Broadly-scoped requirements such as security, privacy, and response time are a major source of complexity in modern software systems. This is due to their tangled inter-relationships with and effects on other requirements. Aspect-Oriented Requirements Engineering (AORE) aims to facilitate modularisation of such broadly-scoped requirements, so that software developers are able to reason about them in isolation - one at a time. AORE also captures these inter-relationships and effects in well-defined composition specifications, and, in so doing exposes the causes for potential conflicts, trade-offs, and roots for the key early architectural decisions.

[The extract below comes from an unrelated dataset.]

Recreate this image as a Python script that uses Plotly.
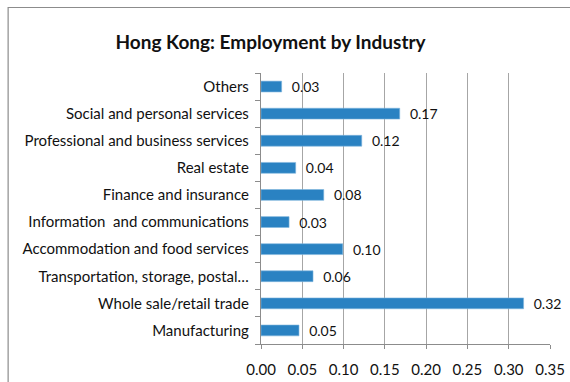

Over the last decade, significant work has been carried out in the field of AORE. With this book the editors aim to provide a consolidated overview of these efforts and results. The individual contributions discuss how aspects can be identified, represented, composed and reasoned about, as well as how they are used in specific domains and in industry. Thus, the book does not present one particular AORE approach, but conveys a broad understanding of the aspect-oriented perspective on requirements engineering. The chapters are organized into five sections: concern identification in requirements, concern modelling and composition, domain-specific use of AORE, aspect interactions, and AORE in industry.
This book provides readers with the most comprehensive coverage of AORE and the capabilities it offers to those grappling with the complexity arising from broadly-scoped requirements - a phenomenon that is, without doubt, universal across software systems. Software engineers and related professionals in industry, as well as advanced undergraduate and post-graduate students and researchers, will benefit from these comprehensive descriptions and the industrial casestudies.